Legenda Desa Batu Tering

“Batu Tering bukan hanya tempat, tetapi kisah yang hidup dalam waktu. Mereka yang memahami sejarahnya akan menemukan kebijaksanaan di setiap jejak yang ditinggalkan leluhur.”

Jejak Perjuangan, Spiritualitas, dan Warisan Leluhur

Di tanah yang dahulu menjadi saksi bisu pertempuran antara Datu Namacene dan Pangeran Trenggono, terbentuklah sebuah peradaban yang tak hanya bertahan, tetapi juga mewariskan jejak perjuangan yang abadi. Desa Batu Tering, yang terletak di Kecamatan Moyo Hulu, Kabupaten Sumbawa, Nusa Tenggara Barat (NTB), bukan sekadar wilayah yang kaya akan keindahan alam, tetapi juga menyimpan sejarah panjang tentang keberanian, kebijaksanaan, dan spiritualitas para leluhur.

Batu Tering bukan hanya nama sebuah desa. Ia adalah simbol dari perlawanan, keteguhan, dan perjalanan panjang manusia dalam mencari tempat yang damai, tempat untuk bertahan, dan tempat untuk meneruskan kehidupan.

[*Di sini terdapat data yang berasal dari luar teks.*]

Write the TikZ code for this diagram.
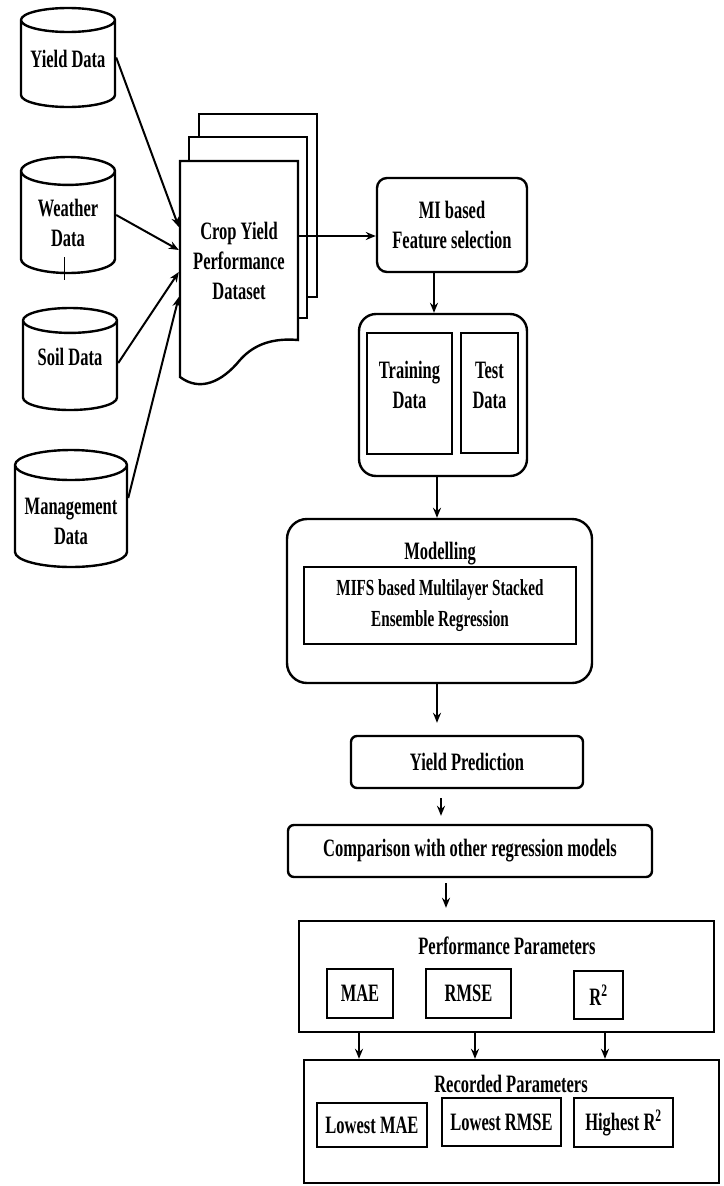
\documentclass[tikz,border=0pt]{standalone}
\usepackage{fontspec}
\setmainfont{Liberation Serif}[FakeStretch=0.66]
\usetikzlibrary{shapes.geometric,arrows.meta,positioning}
\tikzset{
  base/.style={font=\bfseries\fontsize{25}{30}\selectfont, align=center, line width=2.4pt},
  dbase/.style={base, draw, cylinder, shape border rotate=90, aspect=0.3, fill=white, inner sep=0pt, anchor=shape center},
  roundbox/.style={base, draw, rounded corners=#1},
  sqbox/.style={base, draw, inner sep=0pt},
  page/.style={draw, fill=white, line width=2.4pt},
  arrow/.style={line width=2pt, -{Stealth[length=10pt,width=8pt]}},
}

\begin{document}
\begin{tikzpicture}[x=1pt,y=-1pt]
   \useasboundingbox (0,0) rectangle (723,1186);

   % data sources
   \node[dbase, minimum width=94, minimum height=99] (yld) at (68,57.5) {\rule{80pt}{0pt}};
   \node[base] (yldtxt) at (68,59) {Yield Data};
   \node[dbase, minimum width=94, minimum height=116] (wth) at (68,215) {\rule{93pt}{0pt}};
   \node[base] (wthtxt) at (68,223) {Weather\\Data};
   \node[dbase, minimum width=94, minimum height=102] (soil) at (70,359) {\rule{83pt}{0pt}};
   \node[base] (soiltxt) at (70,357) {Soil Data};
   \node[dbase, minimum width=112, minimum height=117] (mgmt) at (71,508.5) {\rule{100pt}{0pt}};
   \node[base] (mgmttxt) at (71,521) {Management\\Data};
   \draw[line width=0.8pt] (64,257) -- (64,280);

   % stacked dataset
   \draw[page] (199,114) rectangle (317,297);
   \draw[page] (189,137) rectangle (307,318);
   \draw[page] (180,161) -- (298,161) -- (298,340)
      .. controls (275,338) and (255,343) .. (240,360)
      .. controls (222,382) and (200,392) .. (180,377) -- cycle;
   \node[base, minimum width=118, minimum height=180] (data) at (239,261) {Crop Yield\\Performance\\Dataset};

   \draw[arrow] (yld.east |- yld.shape center) -- ([yshift=34pt]data.west);
   \draw[arrow] (wth.east |- wth.shape center) -- ([yshift=11pt]data.west);
   \draw[arrow] ([yshift=-4pt]soil.east |- soil.shape center) -- ([yshift=-11pt]data.west);
   \draw[arrow] ([yshift=10.5pt]mgmt.east |- mgmt.shape center) -- ([yshift=-36pt]data.west);

   % feature selection and split
   \node[roundbox=10pt, minimum width=150, minimum height=94] (mi) at (452,225) {MI based\\Feature selection};
   \draw[arrow] ([yshift=25pt]data.east) -- ([yshift=-11pt]mi.west);

   \node[roundbox=17pt, minimum width=168, minimum height=162] (split) at (443,395) {};
   \node[sqbox, minimum width=85, minimum height=121] (train) at (409.5,393.5) {};
   \node[base] (traintxt) at (409.5,385) {Training\\Data};
   \node[sqbox, minimum width=57, minimum height=120] (test) at (489.5,393) {};
   \node[base] (testtxt) at (489.5,385) {Test\\Data};
   \draw[arrow] ([xshift=-18pt]mi.south) -- ([xshift=-18pt]mi.south |- split.north);

   % modelling
   \node[roundbox=20pt, minimum width=305, minimum height=164] (model) at (439.5,601) {};
   \node[base] (modtxt) at (440,554) {Modelling};
   \node[sqbox, minimum width=272, minimum height=77, font=\bfseries\fontsize{23}{31}\selectfont] (mifs) at (440,605.5) {MIFS based Multilayer Stacked\\Ensemble Regression};
   \draw[arrow] ([xshift=-6pt]split.south) -- ([xshift=-6pt]split.south |- model.north);

   \node[roundbox=6pt, minimum width=232, minimum height=52] (pred) at (467,762) {Yield Prediction};
   \draw[arrow, shorten >=12pt] ([xshift=-2.5pt]model.south) -- ([xshift=-2.5pt]model.south |- pred.north);

   \node[roundbox=6pt, minimum width=364, minimum height=52] (comp) at (470,851) {Comparison with other regression models};
   \draw[arrow, shorten <=9pt, shorten >=8pt] ([xshift=-26pt]pred.south) -- ([xshift=-26pt]pred.south |- comp.north);

   % parameters
   \node[sqbox, minimum width=415, minimum height=111] (perf) at (506.5,976.5) {};
   \node[base] (perftxt) at (507,946) {Performance Parameters};
   \node[sqbox, minimum width=66, minimum height=49] (mae) at (360,993.5) {MAE};
   \node[sqbox, minimum width=85, minimum height=49] (rmse) at (468.5,993.5) {RMSE};
   \node[sqbox, minimum width=49, minimum height=48] (rsq) at (598.5,995) {R\textsuperscript{2}};
   \draw[arrow, shorten <=5pt, shorten >=12pt] ([xshift=-24pt]comp.south) -- ([xshift=-24pt]comp.south |- perf.north);

   \node[sqbox, minimum width=415, minimum height=123] (rec) at (511.5,1121.5) {};
   \node[base] (rectxt) at (511,1084) {Recorded Parameters};
   \node[sqbox, minimum width=110, minimum height=44] (lmae) at (372,1125) {Lowest MAE};
   \node[sqbox, minimum width=119, minimum height=48] (lrmse) at (501.5,1122) {Lowest RMSE};
   \node[sqbox, minimum width=99, minimum height=49] (hrsq) at (623.5,1122.5) {Highest R\textsuperscript{2}};
   \foreach \dx in {-147.5,-31.5,98.5}
      \draw[arrow] ([xshift=\dx pt]perf.south) -- ([xshift=\dx pt]perf.south |- rec.north);
\end{tikzpicture}
\end{document}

Setiap jejak leluhur bukan sekadar cerita, tetapi pelajaran bagi generasi yang akan datang”.


Perjalanan Datu Namacene: Dari Kejatuhan Menuju Harapan Baru

Di tahun yang tak dapat dipastikan, sekitar abad ke-16, pertempuran dahsyat terjadi antara Kerajaan Demak dan Kerajaan Pajajaran. Di bawah komando Raden Fatahillah, pasukan Demak berhasil mengalahkan pasukan Datu Namacene, seorang pemimpin dari Kerajaan Pajajaran yang berusaha mempertahankan kekuasaannya. Terdesak oleh kekuatan besar Demak, Datu Namacene dan pasukan setianya terpaksa melarikan diri ke tanah jauh di seberang lautan, yang kini dikenal sebagai Pulau Sumbawa.

Tiba di tanah yang asing, Datu Namacene tidak menyerah. Ia mendirikan sebuah kerajaan kecil bernama Negeri Malang Ruat di dekat Sungai Brang Bee, Kecamatan Lunyuk. Di sana, ia mulai membangun kembali kekuatannya dengan mengajak penduduk setempat untuk bersatu. Namun, keberadaannya segera diketahui oleh Raden Fatahillah, yang kemudian mengutus Pangeran Trenggono untuk menumpasnya.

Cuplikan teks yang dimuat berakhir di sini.